— Start Data excerpt —

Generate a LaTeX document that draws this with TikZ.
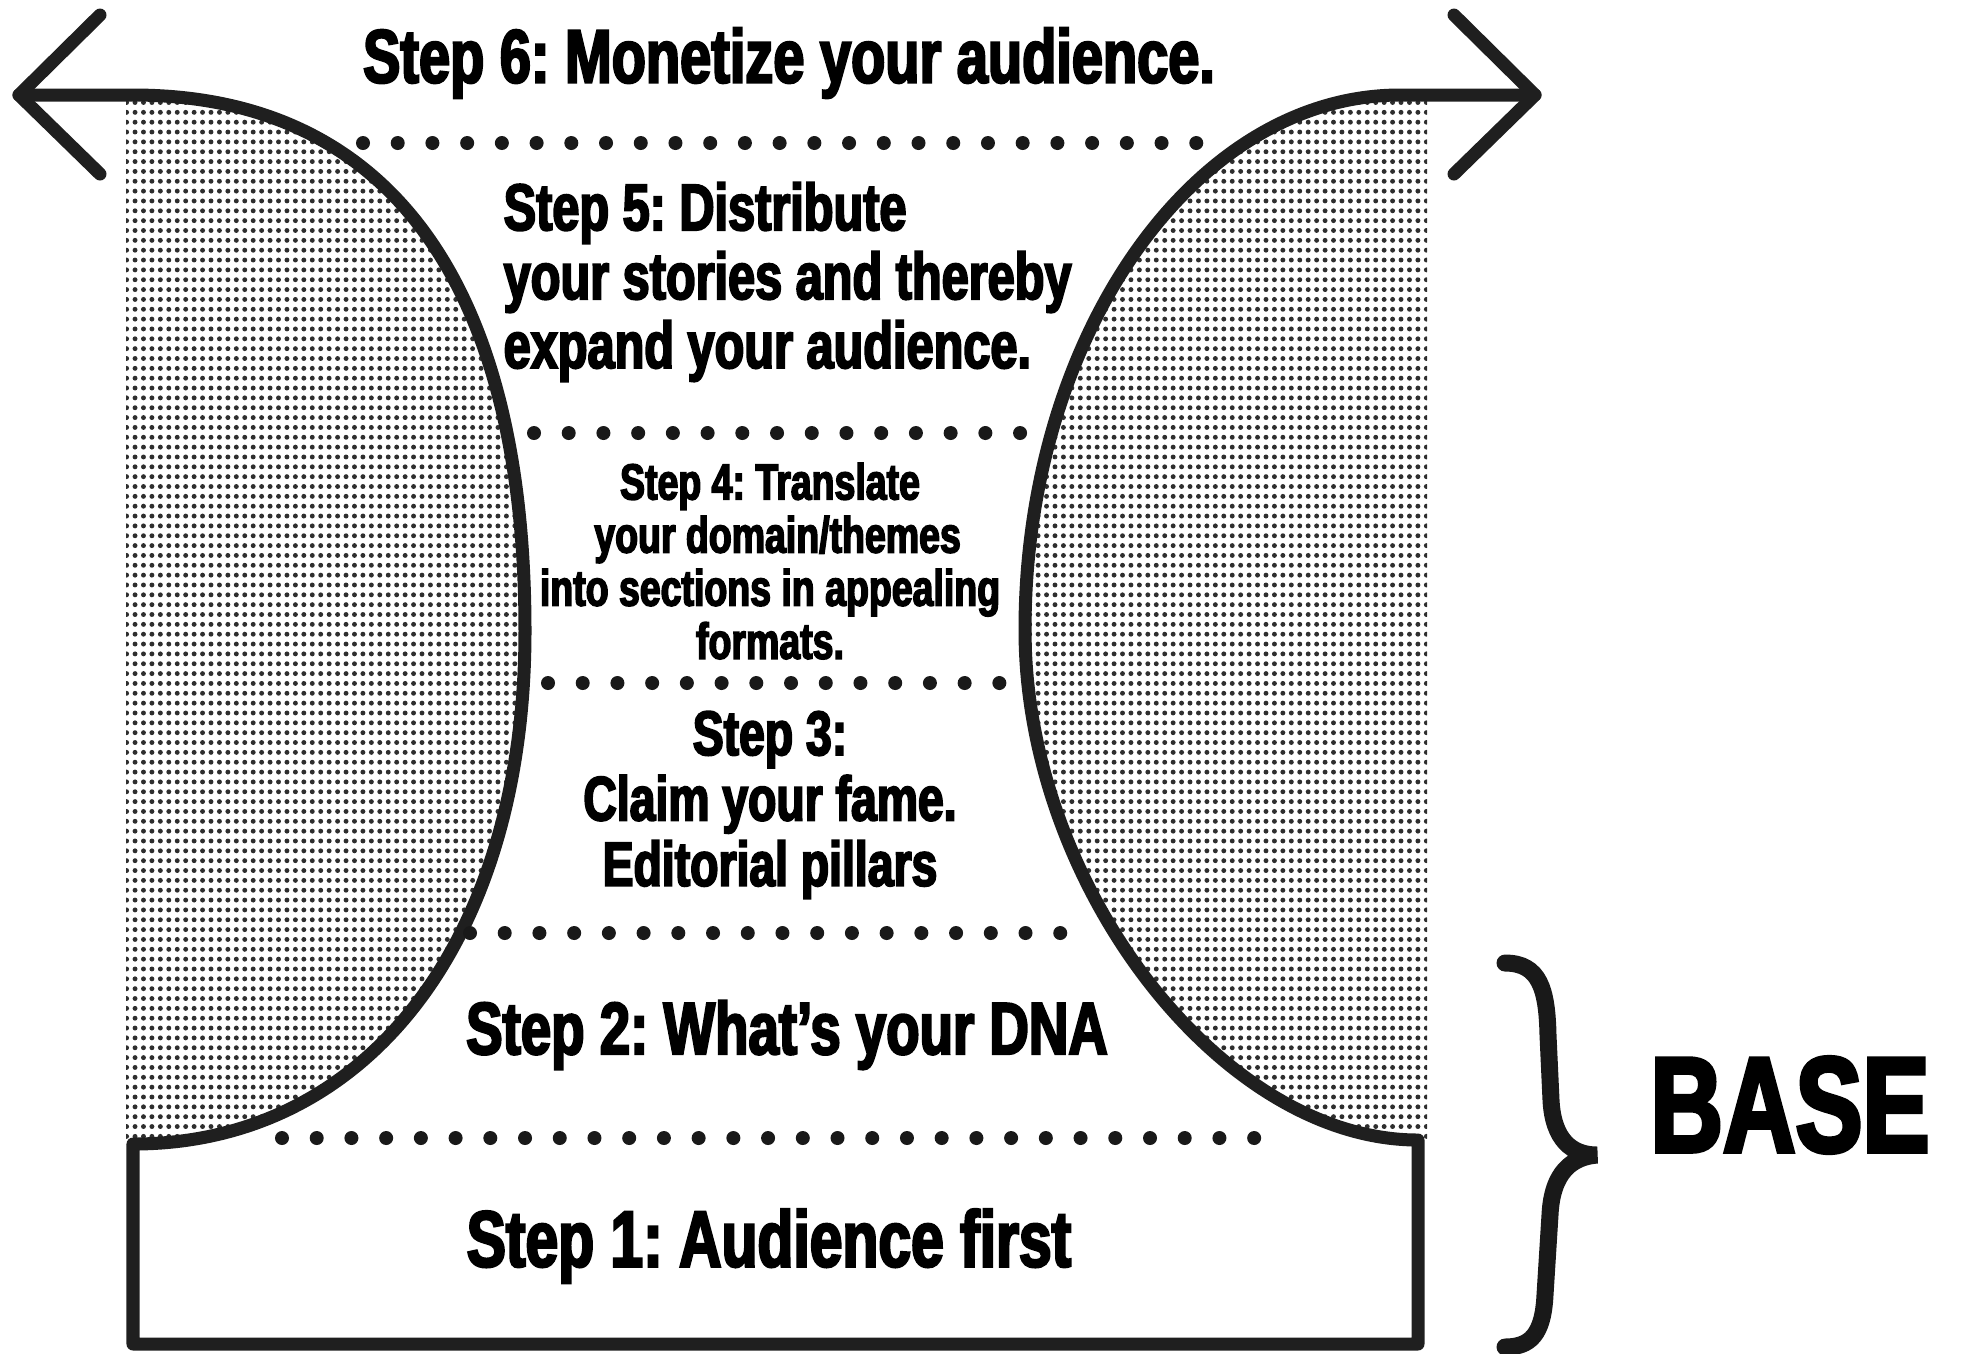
\documentclass[tikz,border=0pt]{standalone}
\usepackage{fontspec}
\usepackage{tikz}
\usetikzlibrary{patterns,positioning}
\newfontfamily\stepfont{Liberation Sans}[UprightFont=* Bold, FakeStretch=0.74, FakeBold=3]
\pgfdeclarepatternformonly{stipple}{\pgfqpoint{-1pt}{-1pt}}{\pgfqpoint{1pt}{1pt}}%
  {\pgfqpoint{2.4pt}{2.8pt}}{\pgfpathcircle{\pgfpointorigin}{0.7pt}\pgfusepath{fill}}
\frenchspacing

\begin{document}
\begin{tikzpicture}[x=0.01cm, y=-0.01cm,
  outline/.style={line width=0.13cm, draw=black!88, line cap=round, line join=round},
  stippled/.style={pattern=stipple, pattern color=black!82},
  dotrow/.style={line width=0.14cm, draw=black!90, line cap=round,
    dash pattern=on 0pt off 0.347cm},
  steptxt/.style={inner sep=0pt, align=center, text=black},
  big/.style={font=\stepfont\fontsize{21.5}{24}\selectfont},
  mid/.style={font=\stepfont\fontsize{18.7}{19.6}\selectfont},
  small/.style={font=\stepfont\fontsize{14.4}{15.1}\selectfont}]
  \useasboundingbox (0,0) rectangle (1963,1353);

  \fill[stippled] (126,95) -- (133,95) .. controls (388,95) and (525,283) .. (525,631)
    .. controls (525,939) and (368,1144) .. (133,1144) -- (126,1144) -- cycle;
  \fill[stippled] (1427,95) -- (1400,95) .. controls (1194,95) and (1025,336) .. (1025,630)
    .. controls (1025,885) and (1221,1140) .. (1418,1140) -- (1427,1140) -- cycle;

  \draw[outline] (100,15) -- (19,95) -- (100,174);
  \draw[outline] (19,95) -- (133,95) .. controls (388,95) and (525,283) .. (525,631)
    .. controls (525,939) and (368,1144) .. (133,1144) -- (133,1344) -- (1418,1344)
    -- (1418,1140) .. controls (1221,1140) and (1025,885) .. (1025,630)
    .. controls (1025,336) and (1194,95) .. (1400,95) -- (1535,95);
  \draw[outline] (1454,15) -- (1535,95) -- (1454,174);

  \draw[dotrow] (363,143) -- (1199,143);
  \draw[dotrow] (534,433) -- (1023,433);
  \draw[dotrow] (548,683) -- (1002,683);
  \draw[dotrow] (470,933) -- (1064,933);
  \draw[dotrow] (282,1138) -- (1257,1138);

  \node[steptxt, big] (step6) at (789,63) {Step 6: Monetize your audience.};
  \node[steptxt, mid, align=left, anchor=west] (step5) at (503,282)
    {Step 5: Distribute\\your stories and thereby\\expand your audience.};
  \node[steptxt, small] (step4) at (770,561)
    {Step 4: Translate\\\hspace*{0.3em}your domain/themes\\into sections in appealing\\formats.};
  \node[steptxt, font=\stepfont\fontsize{17.8}{18.6}\selectfont] (step3) at (770,805)
    {Step 3:\\Claim your fame.\\Editorial pillars};
  \node[steptxt, font=\stepfont\fontsize{21}{24}\selectfont] (step2) at (787,1035)
    {Step 2: What’s your DNA};
  \node[steptxt, font=\stepfont\fontsize{22.6}{24}\selectfont] (step1) at (769,1246)
    {Step 1: Audience first};

  \draw[line width=0.17cm, black!90, line cap=round]
    (1505,963) .. controls (1540,963) and (1547,990) .. (1548,1035) -- (1551,1100)
    .. controls (1553,1140) and (1572,1155) .. (1597,1155)
    .. controls (1572,1157) and (1552,1172) .. (1550,1215) -- (1545,1295)
    .. controls (1543,1335) and (1530,1347) .. (1505,1347);
  \node[steptxt, font=\stepfont\fontsize{38.6}{40}\selectfont] (base) at (1790,1105) {BASE};
\end{tikzpicture}
\end{document}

— End Data excerpt —

* _Aim of the task_:
Repeat verbatim all the material, but not the pictures.

* _Solution_:
Generate a LaTeX document that draws this with TikZ.
\documentclass[tikz,border=0pt]{standalone}
\usepackage{fontspec}
\usepackage{tikz}
\usetikzlibrary{patterns,positioning}
\newfontfamily\stepfont{Liberation Sans}[UprightFont=* Bold, FakeStretch=0.74, FakeBold=3]
\pgfdeclarepatternformonly{stipple}{\pgfqpoint{-1pt}{-1pt}}{\pgfqpoint{1pt}{1pt}}%
  {\pgfqpoint{2.4pt}{2.8pt}}{\pgfpathcircle{\pgfpointorigin}{0.7pt}\pgfusepath{fill}}
\frenchspacing

\begin{document}
\begin{tikzpicture}[x=0.01cm, y=-0.01cm,
  outline/.style={line width=0.13cm, draw=black!88, line cap=round, line join=round},
  stippled/.style={pattern=stipple, pattern color=black!82},
  dotrow/.style={line width=0.14cm, draw=black!90, line cap=round,
    dash pattern=on 0pt off 0.347cm},
  steptxt/.style={inner sep=0pt, align=center, text=black},
  big/.style={font=\stepfont\fontsize{21.5}{24}\selectfont},
  mid/.style={font=\stepfont\fontsize{18.7}{19.6}\selectfont},
  small/.style={font=\stepfont\fontsize{14.4}{15.1}\selectfont}]
  \useasboundingbox (0,0) rectangle (1963,1353);

  \fill[stippled] (126,95) -- (133,95) .. controls (388,95) and (525,283) .. (525,631)
    .. controls (525,939) and (368,1144) .. (133,1144) -- (126,1144) -- cycle;
  \fill[stippled] (1427,95) -- (1400,95) .. controls (1194,95) and (1025,336) .. (1025,630)
    .. controls (1025,885) and (1221,1140) .. (1418,1140) -- (1427,1140) -- cycle;

  \draw[outline] (100,15) -- (19,95) -- (100,174);
  \draw[outline] (19,95) -- (133,95) .. controls (388,95) and (525,283) .. (525,631)
    .. controls (525,939) and (368,1144) .. (133,1144) -- (133,1344) -- (1418,1344)
    -- (1418,1140) .. controls (1221,1140) and (1025,885) .. (1025,630)
    .. controls (1025,336) and (1194,95) .. (1400,95) -- (1535,95);
  \draw[outline] (1454,15) -- (1535,95) -- (1454,174);

  \draw[dotrow] (363,143) -- (1199,143);
  \draw[dotrow] (534,433) -- (1023,433);
  \draw[dotrow] (548,683) -- (1002,683);
  \draw[dotrow] (470,933) -- (1064,933);
  \draw[dotrow] (282,1138) -- (1257,1138);

  \node[steptxt, big] (step6) at (789,63) {Step 6: Monetize your audience.};
  \node[steptxt, mid, align=left, anchor=west] (step5) at (503,282)
    {Step 5: Distribute\\your stories and thereby\\expand your audience.};
  \node[steptxt, small] (step4) at (770,561)
    {Step 4: Translate\\\hspace*{0.3em}your domain/themes\\into sections in appealing\\formats.};
  \node[steptxt, font=\stepfont\fontsize{17.8}{18.6}\selectfont] (step3) at (770,805)
    {Step 3:\\Claim your fame.\\Editorial pillars};
  \node[steptxt, font=\stepfont\fontsize{21}{24}\selectfont] (step2) at (787,1035)
    {Step 2: What’s your DNA};
  \node[steptxt, font=\stepfont\fontsize{22.6}{24}\selectfont] (step1) at (769,1246)
    {Step 1: Audience first};

  \draw[line width=0.17cm, black!90, line cap=round]
    (1505,963) .. controls (1540,963) and (1547,990) .. (1548,1035) -- (1551,1100)
    .. controls (1553,1140) and (1572,1155) .. (1597,1155)
    .. controls (1572,1157) and (1552,1172) .. (1550,1215) -- (1545,1295)
    .. controls (1543,1335) and (1530,1347) .. (1505,1347);
  \node[steptxt, font=\stepfont\fontsize{38.6}{40}\selectfont] (base) at (1790,1105) {BASE};
\end{tikzpicture}
\end{document}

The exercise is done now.